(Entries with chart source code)

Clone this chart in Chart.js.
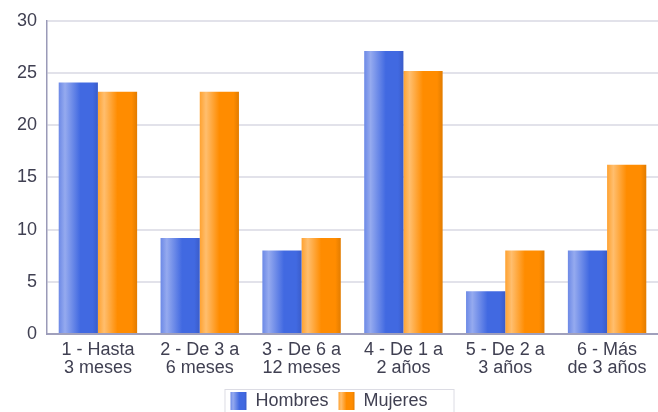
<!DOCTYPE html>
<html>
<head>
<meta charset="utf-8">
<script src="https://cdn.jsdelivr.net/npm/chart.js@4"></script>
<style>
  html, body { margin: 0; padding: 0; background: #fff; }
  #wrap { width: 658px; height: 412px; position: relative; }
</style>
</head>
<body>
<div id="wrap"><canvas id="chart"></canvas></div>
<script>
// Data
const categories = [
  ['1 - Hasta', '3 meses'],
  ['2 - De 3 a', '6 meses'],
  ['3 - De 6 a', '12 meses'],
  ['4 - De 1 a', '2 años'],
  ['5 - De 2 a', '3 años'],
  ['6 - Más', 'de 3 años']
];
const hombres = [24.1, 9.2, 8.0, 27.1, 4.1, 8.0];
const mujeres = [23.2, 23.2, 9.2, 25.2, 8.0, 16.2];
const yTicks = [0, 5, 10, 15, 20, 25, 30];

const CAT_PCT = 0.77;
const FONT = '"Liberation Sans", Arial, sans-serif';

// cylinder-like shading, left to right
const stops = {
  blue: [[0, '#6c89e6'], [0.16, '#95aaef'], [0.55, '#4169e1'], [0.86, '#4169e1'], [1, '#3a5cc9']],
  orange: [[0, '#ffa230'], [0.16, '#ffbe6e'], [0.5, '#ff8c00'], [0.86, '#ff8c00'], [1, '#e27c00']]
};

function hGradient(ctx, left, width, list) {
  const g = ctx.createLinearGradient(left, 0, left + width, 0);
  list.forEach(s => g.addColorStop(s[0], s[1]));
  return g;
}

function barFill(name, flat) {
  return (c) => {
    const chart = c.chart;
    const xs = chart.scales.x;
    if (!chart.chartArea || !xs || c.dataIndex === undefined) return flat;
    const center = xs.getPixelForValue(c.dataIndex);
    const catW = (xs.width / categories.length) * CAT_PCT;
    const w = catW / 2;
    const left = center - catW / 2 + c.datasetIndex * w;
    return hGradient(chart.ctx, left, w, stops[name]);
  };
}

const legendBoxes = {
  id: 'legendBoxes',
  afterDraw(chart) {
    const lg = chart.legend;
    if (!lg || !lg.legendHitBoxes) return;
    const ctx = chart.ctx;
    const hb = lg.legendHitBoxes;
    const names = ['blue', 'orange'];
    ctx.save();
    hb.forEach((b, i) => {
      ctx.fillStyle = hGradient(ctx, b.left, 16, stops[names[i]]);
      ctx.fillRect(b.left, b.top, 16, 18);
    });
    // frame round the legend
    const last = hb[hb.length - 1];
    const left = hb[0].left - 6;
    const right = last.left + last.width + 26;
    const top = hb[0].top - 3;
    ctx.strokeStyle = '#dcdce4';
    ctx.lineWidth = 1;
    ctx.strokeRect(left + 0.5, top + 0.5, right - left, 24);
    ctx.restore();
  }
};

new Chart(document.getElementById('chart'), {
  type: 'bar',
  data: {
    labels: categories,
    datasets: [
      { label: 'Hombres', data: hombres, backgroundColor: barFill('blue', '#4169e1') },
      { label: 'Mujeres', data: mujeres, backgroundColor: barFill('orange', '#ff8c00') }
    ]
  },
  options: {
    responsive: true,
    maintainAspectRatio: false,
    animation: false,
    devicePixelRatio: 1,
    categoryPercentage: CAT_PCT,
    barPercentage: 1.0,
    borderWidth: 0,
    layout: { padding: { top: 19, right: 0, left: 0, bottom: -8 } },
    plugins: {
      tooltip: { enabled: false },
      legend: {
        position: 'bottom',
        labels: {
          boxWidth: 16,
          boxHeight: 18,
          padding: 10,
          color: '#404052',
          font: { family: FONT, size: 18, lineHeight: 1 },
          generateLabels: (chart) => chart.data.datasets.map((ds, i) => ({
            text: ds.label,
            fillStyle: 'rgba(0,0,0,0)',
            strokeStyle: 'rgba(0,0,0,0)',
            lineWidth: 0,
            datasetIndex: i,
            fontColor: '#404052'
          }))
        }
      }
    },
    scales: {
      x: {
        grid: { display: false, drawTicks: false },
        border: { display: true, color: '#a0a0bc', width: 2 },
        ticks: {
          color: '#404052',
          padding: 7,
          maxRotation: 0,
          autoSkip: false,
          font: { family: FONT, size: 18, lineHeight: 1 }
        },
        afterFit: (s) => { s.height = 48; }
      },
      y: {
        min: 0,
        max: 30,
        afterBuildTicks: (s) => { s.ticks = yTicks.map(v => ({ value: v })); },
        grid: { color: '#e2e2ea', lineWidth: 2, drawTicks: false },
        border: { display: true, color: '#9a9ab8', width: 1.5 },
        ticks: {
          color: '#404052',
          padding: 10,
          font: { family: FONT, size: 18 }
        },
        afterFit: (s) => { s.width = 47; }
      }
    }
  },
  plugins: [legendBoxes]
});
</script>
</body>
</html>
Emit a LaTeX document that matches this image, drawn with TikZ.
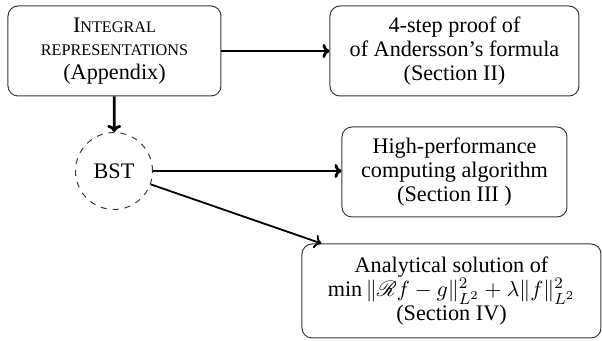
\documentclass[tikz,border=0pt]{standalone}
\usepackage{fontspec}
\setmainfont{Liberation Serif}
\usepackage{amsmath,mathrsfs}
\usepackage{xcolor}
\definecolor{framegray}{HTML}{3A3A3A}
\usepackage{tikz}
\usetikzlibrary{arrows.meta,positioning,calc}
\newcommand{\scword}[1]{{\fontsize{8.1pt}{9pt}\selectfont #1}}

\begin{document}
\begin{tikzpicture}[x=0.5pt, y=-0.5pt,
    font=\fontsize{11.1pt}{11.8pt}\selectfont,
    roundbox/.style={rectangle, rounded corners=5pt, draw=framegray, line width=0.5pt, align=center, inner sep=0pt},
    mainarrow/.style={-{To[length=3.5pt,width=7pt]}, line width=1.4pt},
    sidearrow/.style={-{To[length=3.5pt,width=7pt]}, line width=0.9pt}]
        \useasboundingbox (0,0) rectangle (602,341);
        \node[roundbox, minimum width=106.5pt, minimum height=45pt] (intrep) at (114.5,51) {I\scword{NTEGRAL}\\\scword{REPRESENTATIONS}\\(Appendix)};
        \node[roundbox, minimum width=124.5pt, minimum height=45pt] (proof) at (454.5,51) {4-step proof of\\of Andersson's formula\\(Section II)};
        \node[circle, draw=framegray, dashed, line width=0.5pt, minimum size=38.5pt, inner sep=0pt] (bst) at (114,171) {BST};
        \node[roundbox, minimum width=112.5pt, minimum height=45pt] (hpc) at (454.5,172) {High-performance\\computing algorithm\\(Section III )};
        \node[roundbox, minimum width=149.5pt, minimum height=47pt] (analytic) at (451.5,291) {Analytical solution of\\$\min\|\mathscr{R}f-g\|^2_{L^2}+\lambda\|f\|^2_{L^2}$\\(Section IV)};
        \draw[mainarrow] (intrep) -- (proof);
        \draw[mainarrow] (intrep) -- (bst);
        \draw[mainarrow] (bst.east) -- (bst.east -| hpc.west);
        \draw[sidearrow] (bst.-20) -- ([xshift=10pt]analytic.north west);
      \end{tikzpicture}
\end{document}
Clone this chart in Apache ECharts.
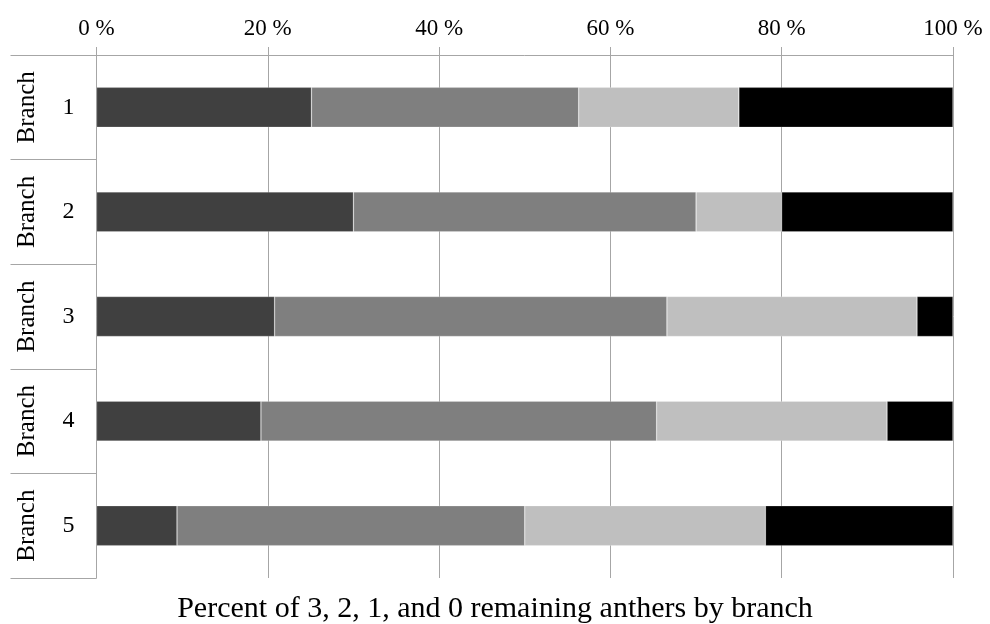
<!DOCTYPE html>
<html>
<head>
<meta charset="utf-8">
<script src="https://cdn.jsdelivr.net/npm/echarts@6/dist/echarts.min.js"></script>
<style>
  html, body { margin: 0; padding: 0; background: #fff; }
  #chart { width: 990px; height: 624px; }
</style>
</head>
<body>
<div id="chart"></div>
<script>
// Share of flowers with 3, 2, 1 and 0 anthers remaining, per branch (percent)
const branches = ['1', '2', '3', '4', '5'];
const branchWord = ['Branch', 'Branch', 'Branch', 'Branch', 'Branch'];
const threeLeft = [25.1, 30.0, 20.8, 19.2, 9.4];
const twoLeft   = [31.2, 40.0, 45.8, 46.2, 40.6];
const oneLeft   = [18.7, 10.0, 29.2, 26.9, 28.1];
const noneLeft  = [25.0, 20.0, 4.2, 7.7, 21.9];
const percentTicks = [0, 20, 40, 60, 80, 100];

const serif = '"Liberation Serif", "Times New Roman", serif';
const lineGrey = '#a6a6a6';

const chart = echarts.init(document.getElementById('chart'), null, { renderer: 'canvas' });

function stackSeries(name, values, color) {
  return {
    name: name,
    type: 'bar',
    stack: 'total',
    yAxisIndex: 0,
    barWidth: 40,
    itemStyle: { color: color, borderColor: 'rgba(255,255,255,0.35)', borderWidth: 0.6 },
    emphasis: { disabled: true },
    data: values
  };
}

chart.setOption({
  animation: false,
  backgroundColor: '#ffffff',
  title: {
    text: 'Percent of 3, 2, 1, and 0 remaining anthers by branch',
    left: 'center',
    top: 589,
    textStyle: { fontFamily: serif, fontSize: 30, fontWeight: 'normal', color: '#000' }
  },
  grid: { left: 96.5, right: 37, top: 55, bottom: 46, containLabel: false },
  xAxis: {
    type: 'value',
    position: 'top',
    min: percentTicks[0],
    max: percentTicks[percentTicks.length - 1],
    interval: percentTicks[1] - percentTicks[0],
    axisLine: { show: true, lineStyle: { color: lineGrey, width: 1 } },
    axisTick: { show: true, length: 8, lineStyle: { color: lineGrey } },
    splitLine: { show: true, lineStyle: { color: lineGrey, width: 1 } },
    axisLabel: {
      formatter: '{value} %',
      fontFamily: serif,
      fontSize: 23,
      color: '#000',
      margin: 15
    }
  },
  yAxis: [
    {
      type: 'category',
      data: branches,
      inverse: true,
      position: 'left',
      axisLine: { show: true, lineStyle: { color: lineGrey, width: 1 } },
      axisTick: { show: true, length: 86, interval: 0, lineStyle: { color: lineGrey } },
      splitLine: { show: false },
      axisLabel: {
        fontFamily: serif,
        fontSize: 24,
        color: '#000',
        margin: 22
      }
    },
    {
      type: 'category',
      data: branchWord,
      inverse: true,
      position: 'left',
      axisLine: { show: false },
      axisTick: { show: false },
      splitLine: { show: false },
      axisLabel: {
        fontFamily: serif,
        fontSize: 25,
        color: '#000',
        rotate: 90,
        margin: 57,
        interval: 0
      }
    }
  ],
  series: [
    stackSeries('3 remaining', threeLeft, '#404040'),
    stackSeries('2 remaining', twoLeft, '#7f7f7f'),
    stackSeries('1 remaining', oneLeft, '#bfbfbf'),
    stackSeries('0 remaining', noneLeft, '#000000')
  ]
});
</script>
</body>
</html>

### TASK OBJECTIVE
Find and copy each line above that includes the string "this".

### THE REPLY
Clone this chart in Chart.js.
Emit a LaTeX document that matches this image, drawn with TikZ.
Clone this chart in Apache ECharts.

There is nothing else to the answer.